Pre-Frank Ocean, Theophilus London presaged the bohemian indie R&B epoch with his genre fluidity. Early on, the Trinidadian rapper, singer, musician and style icon underscored a love for The Smiths with his This Charming Mixtape. He worked with Devonte Hynes and Solange on the bop Flying Overseas. London generated sufficient buzz with 2011's debut, Timez Are Weird These Days, to support Big Boi in Australia. He then cut Vibes! with the Marvin Gaye associate Leon Ware – Kanye West serving as nominal executive producer. Alas, London was poorly promoted by Warner. In 2015 he toured Australia as a vocalist in Mark Ronson's Uptown Special supergroup, bonding with Kevin Parker. Now he's resurfaced as an independent artist, granting a candid and moving interview to Billboard about his career challenges. In August London dropped the dancehall Bebey, an alternative version featuring Giggs. Intriguingly, London has also been collaborating (and gigging) with Parker, the so-called 'Theo Impala' duo just unleashing the disco-funk Whiplash.
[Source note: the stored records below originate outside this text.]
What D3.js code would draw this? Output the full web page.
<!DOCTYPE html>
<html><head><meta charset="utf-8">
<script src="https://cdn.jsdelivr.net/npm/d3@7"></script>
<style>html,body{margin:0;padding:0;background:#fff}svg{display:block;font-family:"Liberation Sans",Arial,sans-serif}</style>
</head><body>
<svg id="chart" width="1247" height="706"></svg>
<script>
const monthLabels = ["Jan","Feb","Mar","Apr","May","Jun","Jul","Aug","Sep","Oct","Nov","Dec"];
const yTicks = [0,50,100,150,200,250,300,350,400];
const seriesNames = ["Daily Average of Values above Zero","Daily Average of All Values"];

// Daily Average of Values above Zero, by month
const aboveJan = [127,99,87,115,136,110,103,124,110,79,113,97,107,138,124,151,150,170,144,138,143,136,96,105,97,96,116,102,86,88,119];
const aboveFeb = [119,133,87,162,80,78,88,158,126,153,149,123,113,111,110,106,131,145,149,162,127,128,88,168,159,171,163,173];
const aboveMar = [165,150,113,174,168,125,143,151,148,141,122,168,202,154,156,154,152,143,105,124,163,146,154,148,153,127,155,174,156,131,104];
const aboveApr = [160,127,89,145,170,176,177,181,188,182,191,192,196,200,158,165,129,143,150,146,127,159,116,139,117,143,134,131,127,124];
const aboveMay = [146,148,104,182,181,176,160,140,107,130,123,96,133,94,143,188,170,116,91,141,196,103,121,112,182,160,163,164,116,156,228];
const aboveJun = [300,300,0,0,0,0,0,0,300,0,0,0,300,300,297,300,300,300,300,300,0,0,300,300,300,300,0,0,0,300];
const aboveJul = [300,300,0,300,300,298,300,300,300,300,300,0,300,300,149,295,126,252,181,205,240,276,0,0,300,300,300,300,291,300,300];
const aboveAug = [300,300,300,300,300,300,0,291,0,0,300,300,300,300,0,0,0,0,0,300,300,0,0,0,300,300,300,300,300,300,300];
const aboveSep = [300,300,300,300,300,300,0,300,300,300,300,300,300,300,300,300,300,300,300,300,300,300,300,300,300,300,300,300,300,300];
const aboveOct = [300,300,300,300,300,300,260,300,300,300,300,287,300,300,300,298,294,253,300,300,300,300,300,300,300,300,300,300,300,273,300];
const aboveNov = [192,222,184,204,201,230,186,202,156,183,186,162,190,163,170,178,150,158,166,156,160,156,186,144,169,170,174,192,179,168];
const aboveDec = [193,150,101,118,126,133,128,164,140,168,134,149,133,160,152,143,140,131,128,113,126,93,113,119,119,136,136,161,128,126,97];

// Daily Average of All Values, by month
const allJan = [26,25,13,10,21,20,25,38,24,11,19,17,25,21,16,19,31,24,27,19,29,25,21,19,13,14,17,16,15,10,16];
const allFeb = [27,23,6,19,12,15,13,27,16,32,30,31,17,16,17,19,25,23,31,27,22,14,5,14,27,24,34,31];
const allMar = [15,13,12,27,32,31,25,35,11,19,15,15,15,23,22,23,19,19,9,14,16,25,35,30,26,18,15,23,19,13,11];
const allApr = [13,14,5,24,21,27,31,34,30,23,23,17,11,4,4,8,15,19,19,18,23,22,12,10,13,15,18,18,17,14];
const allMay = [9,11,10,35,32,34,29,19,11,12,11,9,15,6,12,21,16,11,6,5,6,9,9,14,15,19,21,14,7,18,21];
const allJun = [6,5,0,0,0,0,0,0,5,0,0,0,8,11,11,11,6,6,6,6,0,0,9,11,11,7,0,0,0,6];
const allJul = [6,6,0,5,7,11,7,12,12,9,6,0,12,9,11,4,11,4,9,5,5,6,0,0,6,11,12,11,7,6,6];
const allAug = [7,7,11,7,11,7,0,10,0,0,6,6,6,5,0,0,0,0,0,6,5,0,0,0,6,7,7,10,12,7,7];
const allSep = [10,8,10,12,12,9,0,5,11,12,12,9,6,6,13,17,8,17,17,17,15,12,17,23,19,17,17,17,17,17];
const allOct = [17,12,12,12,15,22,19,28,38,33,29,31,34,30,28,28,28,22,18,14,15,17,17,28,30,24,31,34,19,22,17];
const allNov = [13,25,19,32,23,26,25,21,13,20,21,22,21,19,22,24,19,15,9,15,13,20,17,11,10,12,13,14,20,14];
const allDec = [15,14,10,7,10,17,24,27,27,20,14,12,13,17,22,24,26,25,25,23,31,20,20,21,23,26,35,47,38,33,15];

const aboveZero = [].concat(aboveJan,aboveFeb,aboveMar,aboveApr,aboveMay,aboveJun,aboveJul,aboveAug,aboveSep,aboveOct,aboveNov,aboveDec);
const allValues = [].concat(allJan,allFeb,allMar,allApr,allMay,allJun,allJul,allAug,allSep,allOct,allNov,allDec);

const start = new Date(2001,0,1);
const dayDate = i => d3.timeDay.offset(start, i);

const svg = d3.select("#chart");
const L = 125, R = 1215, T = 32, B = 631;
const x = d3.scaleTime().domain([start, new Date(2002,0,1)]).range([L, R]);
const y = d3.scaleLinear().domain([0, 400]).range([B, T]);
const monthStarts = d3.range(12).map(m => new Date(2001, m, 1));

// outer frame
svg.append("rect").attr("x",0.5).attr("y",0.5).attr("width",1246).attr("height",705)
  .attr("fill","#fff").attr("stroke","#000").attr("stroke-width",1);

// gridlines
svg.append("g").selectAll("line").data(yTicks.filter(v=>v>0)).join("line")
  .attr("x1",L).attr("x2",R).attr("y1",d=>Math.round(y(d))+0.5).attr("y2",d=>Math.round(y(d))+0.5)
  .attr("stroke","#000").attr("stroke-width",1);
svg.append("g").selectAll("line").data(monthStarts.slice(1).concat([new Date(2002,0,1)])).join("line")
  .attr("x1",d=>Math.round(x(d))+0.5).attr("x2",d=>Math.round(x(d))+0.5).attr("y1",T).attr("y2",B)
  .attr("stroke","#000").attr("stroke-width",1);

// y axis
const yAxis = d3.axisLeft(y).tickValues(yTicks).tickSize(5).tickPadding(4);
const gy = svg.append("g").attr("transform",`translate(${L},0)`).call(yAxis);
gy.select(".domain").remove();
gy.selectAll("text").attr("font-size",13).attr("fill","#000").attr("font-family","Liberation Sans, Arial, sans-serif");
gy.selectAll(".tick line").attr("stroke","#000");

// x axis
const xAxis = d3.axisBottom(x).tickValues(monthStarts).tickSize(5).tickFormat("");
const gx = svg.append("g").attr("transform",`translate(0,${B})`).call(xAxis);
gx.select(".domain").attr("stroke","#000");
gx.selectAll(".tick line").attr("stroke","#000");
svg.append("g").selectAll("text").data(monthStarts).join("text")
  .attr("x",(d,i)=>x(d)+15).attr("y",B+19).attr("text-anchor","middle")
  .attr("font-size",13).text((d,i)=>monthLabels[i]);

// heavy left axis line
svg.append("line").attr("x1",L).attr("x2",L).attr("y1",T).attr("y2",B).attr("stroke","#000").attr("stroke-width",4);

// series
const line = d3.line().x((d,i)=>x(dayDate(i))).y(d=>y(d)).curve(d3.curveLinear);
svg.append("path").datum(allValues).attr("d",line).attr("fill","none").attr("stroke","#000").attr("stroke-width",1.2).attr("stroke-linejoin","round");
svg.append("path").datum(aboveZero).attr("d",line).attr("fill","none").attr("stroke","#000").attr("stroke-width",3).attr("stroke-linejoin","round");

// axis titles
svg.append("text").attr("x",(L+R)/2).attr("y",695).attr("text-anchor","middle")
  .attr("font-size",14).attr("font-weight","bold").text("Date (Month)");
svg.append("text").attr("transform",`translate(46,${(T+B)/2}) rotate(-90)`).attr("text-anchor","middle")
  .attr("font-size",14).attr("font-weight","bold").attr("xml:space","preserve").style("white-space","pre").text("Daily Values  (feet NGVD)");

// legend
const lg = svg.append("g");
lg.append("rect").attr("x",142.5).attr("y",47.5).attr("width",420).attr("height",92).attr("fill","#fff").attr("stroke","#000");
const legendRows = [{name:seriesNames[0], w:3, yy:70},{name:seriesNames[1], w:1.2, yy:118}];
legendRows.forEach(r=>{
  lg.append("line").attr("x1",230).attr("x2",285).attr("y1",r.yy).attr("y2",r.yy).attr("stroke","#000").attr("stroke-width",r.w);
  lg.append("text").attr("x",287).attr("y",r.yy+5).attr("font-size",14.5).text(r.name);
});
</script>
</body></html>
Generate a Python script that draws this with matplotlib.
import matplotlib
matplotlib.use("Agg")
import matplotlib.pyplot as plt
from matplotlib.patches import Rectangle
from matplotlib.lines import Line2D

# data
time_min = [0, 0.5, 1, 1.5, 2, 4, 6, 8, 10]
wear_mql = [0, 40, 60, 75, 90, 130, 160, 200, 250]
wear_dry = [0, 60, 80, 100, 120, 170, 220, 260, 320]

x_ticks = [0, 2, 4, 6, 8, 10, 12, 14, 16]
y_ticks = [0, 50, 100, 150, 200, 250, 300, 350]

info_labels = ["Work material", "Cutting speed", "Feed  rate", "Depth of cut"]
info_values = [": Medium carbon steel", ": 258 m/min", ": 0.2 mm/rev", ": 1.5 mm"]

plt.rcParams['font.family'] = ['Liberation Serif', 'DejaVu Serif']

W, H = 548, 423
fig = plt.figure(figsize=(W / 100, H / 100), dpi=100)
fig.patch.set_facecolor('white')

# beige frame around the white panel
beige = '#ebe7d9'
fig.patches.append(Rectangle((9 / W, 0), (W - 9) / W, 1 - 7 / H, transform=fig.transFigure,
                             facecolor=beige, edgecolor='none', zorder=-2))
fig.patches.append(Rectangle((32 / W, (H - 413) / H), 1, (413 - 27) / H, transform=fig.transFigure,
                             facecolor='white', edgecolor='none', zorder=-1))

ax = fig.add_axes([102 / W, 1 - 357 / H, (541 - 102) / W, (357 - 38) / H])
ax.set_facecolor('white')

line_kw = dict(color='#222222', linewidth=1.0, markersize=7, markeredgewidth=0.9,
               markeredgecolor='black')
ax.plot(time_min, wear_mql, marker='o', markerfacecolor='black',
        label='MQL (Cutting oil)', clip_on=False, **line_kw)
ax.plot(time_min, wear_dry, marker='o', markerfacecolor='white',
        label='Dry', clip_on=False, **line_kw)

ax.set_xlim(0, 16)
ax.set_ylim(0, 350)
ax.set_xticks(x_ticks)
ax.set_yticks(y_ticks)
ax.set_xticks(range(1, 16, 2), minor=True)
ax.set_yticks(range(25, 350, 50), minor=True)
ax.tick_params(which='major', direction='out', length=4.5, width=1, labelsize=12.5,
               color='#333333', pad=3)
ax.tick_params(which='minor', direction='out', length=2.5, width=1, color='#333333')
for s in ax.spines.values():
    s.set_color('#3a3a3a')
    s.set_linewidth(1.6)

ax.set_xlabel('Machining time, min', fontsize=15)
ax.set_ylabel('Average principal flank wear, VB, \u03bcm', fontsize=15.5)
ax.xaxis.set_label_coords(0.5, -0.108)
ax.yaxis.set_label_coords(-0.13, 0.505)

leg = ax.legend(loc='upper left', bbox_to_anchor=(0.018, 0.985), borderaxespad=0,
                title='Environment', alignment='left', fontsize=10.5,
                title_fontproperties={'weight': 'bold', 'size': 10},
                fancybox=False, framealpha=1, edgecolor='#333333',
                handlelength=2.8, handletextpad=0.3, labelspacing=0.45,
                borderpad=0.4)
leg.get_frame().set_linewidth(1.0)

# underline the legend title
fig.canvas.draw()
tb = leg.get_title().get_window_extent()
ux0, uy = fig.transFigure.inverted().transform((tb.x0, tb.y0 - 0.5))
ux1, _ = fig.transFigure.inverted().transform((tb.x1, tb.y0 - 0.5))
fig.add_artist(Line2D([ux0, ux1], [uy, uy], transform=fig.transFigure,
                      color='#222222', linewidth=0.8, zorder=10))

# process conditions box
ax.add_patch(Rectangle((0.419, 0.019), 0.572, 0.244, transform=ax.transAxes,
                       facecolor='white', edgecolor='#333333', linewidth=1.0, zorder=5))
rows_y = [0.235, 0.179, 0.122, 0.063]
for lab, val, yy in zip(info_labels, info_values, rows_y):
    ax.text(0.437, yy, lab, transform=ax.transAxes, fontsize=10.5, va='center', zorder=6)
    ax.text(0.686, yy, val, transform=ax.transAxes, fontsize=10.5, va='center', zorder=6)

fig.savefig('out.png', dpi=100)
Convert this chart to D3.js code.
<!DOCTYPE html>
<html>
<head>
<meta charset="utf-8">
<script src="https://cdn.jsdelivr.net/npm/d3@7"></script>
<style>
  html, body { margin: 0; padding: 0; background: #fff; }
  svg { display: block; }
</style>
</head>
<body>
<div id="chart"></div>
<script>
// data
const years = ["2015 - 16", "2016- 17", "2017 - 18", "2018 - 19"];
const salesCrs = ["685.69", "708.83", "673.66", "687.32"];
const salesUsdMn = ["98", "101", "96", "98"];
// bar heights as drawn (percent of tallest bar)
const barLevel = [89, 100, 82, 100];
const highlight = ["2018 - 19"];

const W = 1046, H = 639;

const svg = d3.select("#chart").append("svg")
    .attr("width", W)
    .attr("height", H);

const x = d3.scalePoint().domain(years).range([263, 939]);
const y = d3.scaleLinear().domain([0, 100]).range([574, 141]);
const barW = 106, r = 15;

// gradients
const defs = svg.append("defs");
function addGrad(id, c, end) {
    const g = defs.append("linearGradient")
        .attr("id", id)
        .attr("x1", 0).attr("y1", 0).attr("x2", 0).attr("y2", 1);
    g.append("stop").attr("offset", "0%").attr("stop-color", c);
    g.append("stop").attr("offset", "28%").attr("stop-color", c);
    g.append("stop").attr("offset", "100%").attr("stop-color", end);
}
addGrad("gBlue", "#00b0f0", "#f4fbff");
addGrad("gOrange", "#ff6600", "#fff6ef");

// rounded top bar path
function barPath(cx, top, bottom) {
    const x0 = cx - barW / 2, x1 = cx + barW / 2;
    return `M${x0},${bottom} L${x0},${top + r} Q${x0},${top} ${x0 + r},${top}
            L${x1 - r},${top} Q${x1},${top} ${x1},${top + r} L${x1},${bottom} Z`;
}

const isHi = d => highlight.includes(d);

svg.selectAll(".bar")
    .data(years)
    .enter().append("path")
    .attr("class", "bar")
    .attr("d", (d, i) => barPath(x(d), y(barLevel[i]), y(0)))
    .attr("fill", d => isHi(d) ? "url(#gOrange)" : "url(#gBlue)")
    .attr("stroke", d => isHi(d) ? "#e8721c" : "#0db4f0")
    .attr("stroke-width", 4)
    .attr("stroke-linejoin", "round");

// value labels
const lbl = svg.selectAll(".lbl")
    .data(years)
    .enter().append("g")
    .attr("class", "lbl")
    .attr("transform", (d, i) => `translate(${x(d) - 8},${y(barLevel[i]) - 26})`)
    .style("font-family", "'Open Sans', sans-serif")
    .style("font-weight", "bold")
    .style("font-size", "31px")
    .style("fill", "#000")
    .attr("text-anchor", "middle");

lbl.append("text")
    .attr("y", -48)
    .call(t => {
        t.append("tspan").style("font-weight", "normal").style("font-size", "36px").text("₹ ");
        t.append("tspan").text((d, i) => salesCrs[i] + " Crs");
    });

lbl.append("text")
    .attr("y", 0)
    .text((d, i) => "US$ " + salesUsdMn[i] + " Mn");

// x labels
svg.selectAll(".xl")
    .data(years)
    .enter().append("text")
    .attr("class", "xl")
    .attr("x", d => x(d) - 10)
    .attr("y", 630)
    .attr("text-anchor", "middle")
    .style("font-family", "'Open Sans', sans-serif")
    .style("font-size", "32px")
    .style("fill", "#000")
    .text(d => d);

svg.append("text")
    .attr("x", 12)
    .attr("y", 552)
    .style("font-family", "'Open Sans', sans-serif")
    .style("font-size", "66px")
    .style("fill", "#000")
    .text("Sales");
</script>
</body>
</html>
Rex Orange County (Alex O'Connor) is all about the steady rise. The Brit indie bedroom soulster (and multi-instrumentalist) had already aired two albums – the most recent 2017's Apricot Princess – when he placed second in the BBC Music Sound Of 2018 poll, after Sigrid. In fact, his earliest champion was Tyler, The Creator, who recruited him to croon on Flower Boy – notably the single Boredom, together with Anna Of The North's Anna Lotterud. Welcomingly, O'Connor is more like King Krule or our own Ruel than Ed Sheeran. O'Connor toured for much of 2018, even playing Tyler's curated Camp Flog Gnaw Carnival. He's now touring Australia for the first time with Laneway.